A medida que el tiempo avanza, el poeta muta en una variante más halagüeña. Y


hasta parece que las vidrieras de los versos se reconcilian y se abre la posibilidad de


los enamoramientos hasta para los africanistas ancianos. Milagro de la poesía cuando


el autor no es sólo un destello de avispa en el tiempo, sino el buen hacedor de una


estética fundamentada no sólo en las condiciones impuestas por la amenaza del


pavor sin fronteras.


Aparece entonces el auge de los poemas cortos o medianos, que no son un indicio,


sino el lenguaje de las criaturas otra vez en la enramada al clarear el alba. Aquí el


poeta vuelve a respirar bien y deja que de su herida en el costado crezcan árboles con


suave gorjeo en las alturas de los sueños.


El deslizamiento del libro de una cara a otra cara no es abrupto, sino natural como la


reconciliación de dos hermanos que vuelven a hablarse. ¿Son dos maneras de


referirse a sí mismo?


Quizás haya que contar con que la manera de relacionarse el poeta con el libro viene


impuesta también por las condiciones plurales que le merodean. Eso sí, estamos ante


un poeta que no dobla la rodilla ante el témpano mudo o el eco de otros nombres,


sino que defiende su semántica en movimiento sin reduccionismo de estilo o


doctrina.
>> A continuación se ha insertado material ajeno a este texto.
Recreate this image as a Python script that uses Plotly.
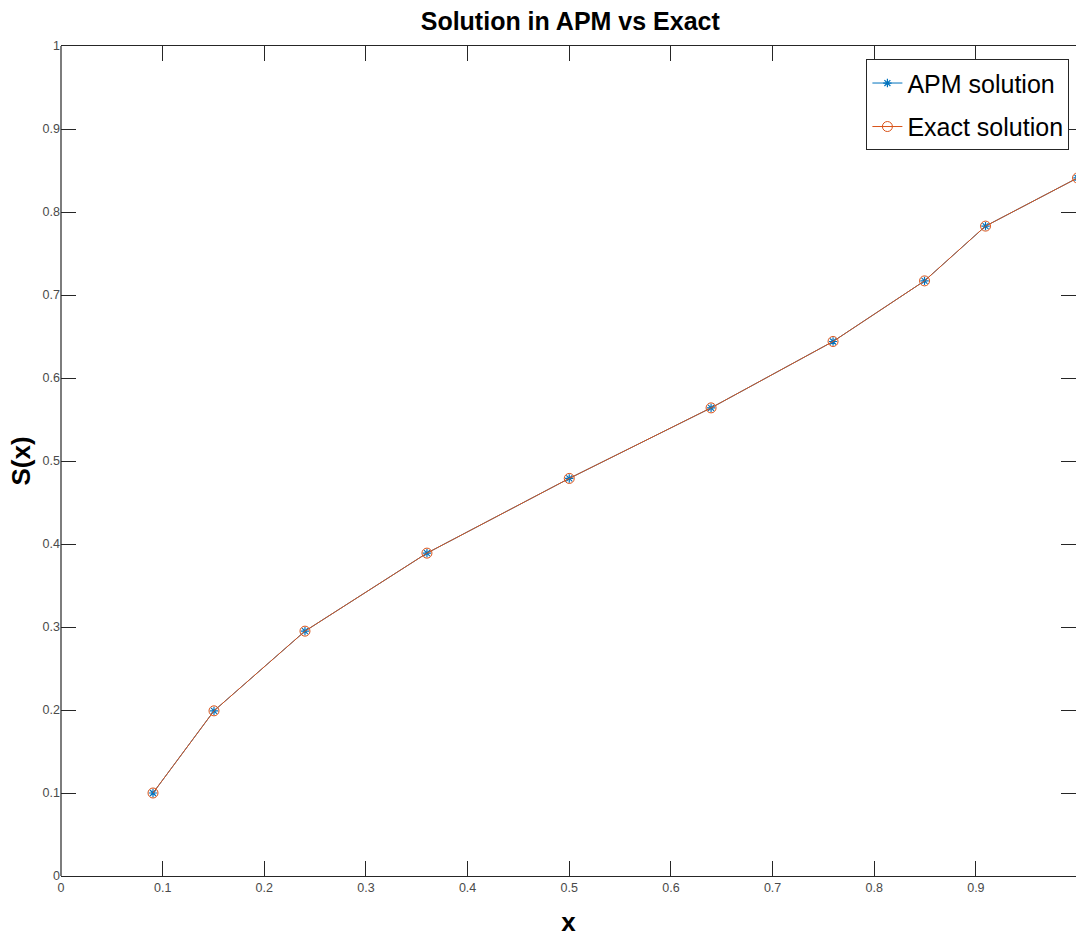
import plotly.graph_objects as go

# Node positions and solution values
x_nodes = [0.0905, 0.1505, 0.2400, 0.3600, 0.5000, 0.6395, 0.7595, 0.8495, 0.9095, 1.0000]
s_apm = [0.100, 0.199, 0.295, 0.389, 0.479, 0.564, 0.644, 0.717, 0.783, 0.841]
s_exact = [0.100, 0.199, 0.295, 0.389, 0.479, 0.564, 0.644, 0.717, 0.783, 0.841]

x_ticks = [0, 0.1, 0.2, 0.3, 0.4, 0.5, 0.6, 0.7, 0.8, 0.9]
y_ticks = [0, 0.1, 0.2, 0.3, 0.4, 0.5, 0.6, 0.7, 0.8, 0.9, 1]

BLUE = "#0072BD"
ORANGE = "#D95319"
SANS = "Liberation Sans, Arial, sans-serif"

fig = go.Figure()
fig.add_trace(go.Scatter(
    x=x_nodes, y=s_apm, name="APM solution", mode="lines+markers", legendgroup="apm",
    line=dict(color=BLUE, width=1),
    marker=dict(symbol="asterisk-open", size=7, color=BLUE, line=dict(color=BLUE, width=1.2)),
))
fig.add_trace(go.Scatter(
    x=x_nodes, y=s_exact, name="Exact solution", mode="lines+markers", legendgroup="exact",
    line=dict(color=ORANGE, width=1),
    marker=dict(symbol="circle-open", size=10, color=ORANGE, line=dict(color=ORANGE, width=1)),
))

axis_common = dict(
    ticks="inside", ticklen=15, tickwidth=1, tickcolor="#262626",
    showgrid=False, zeroline=False,
    tickfont=dict(family=SANS, size=12.5, color="#4a4a4a"),
)

fig.update_xaxes(
    range=[0, 0.9985], tickvals=x_ticks, ticktext=[f"{v:g}" for v in x_ticks],
    showline=True, linecolor="#262626", linewidth=1.2, mirror="ticks",
    title=dict(text="<b>x</b>", font=dict(family=SANS, size=26, color="#000"), standoff=18),
    **axis_common,
)
fig.update_yaxes(
    range=[0, 1], tickvals=y_ticks, ticktext=[f"{v:g}" for v in y_ticks],
    showline=False, mirror="ticks",
    title=dict(text="<b>S(x)</b>", font=dict(family=SANS, size=26, color="#000"), standoff=4),
    **axis_common,
)

# left axis spine
fig.add_shape(type="line", xref="paper", yref="paper", x0=0, x1=0, y0=0, y1=1,
              line=dict(color="#262626", width=1.2))

fig.update_layout(
    width=1076, height=944,
    margin=dict(l=61, r=0, t=46, b=68),
    paper_bgcolor="white", plot_bgcolor="white",
    title=dict(text="<b>Solution in APM vs Exact</b>", x=0.53, xanchor="center", y=0.978, yanchor="middle",
               font=dict(family=SANS, size=25, color="#000")),
    showlegend=True,
    legend=dict(
        x=0.9935, xanchor="right", y=0.984, yanchor="top",
        bgcolor="white", bordercolor="#262626", borderwidth=1,
        font=dict(family=SANS, size=25, color="#000"),
        traceorder="grouped", tracegroupgap=8,
    ),
)

fig.write_html("out.html")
El impulso formal no decae. Pocos autores están tan dotados para la


exploración de las zonas crepusculares, mundanas, geográficas o sentimentales.


Todas sus búsquedas culminan con la visión de su mundo como ritmo.


Quede claro que este no es un libro lateral, sino el hijo de un hombre comprometido


con contar lo que pasa dentro y fuera. Y así entra en los tiempos con los ojos abiertos


y vivos, dejando un rastro de corresponsal de la guerra que vivió, de la paz que vivió, de los


 soles y sombras que vivió, sin saber muy bien si está entre los vencedores o los


vencidos. 


Y luego se abre la camisa y enseña la piel, como si ofreciera su pecho a la lava y a


los futuros que están ya aquí o esperan en el sosiego de la hierba nacida una y otra


vez. No se puede negar el tempero. Luego está el tiempo de mies, que ni el poeta ni


nadie sabrá medir y pesar. Ese es el misterio, la seducción quizás.


Todo está en un libro que sobrevivió a la crueldad, donde el oxígeno viajó desde las


moléculas hasta las puertas sin cerraduras. Lo escribió Miguel Ángel Yusta, el único


hombre que aún palpita sin cautividades.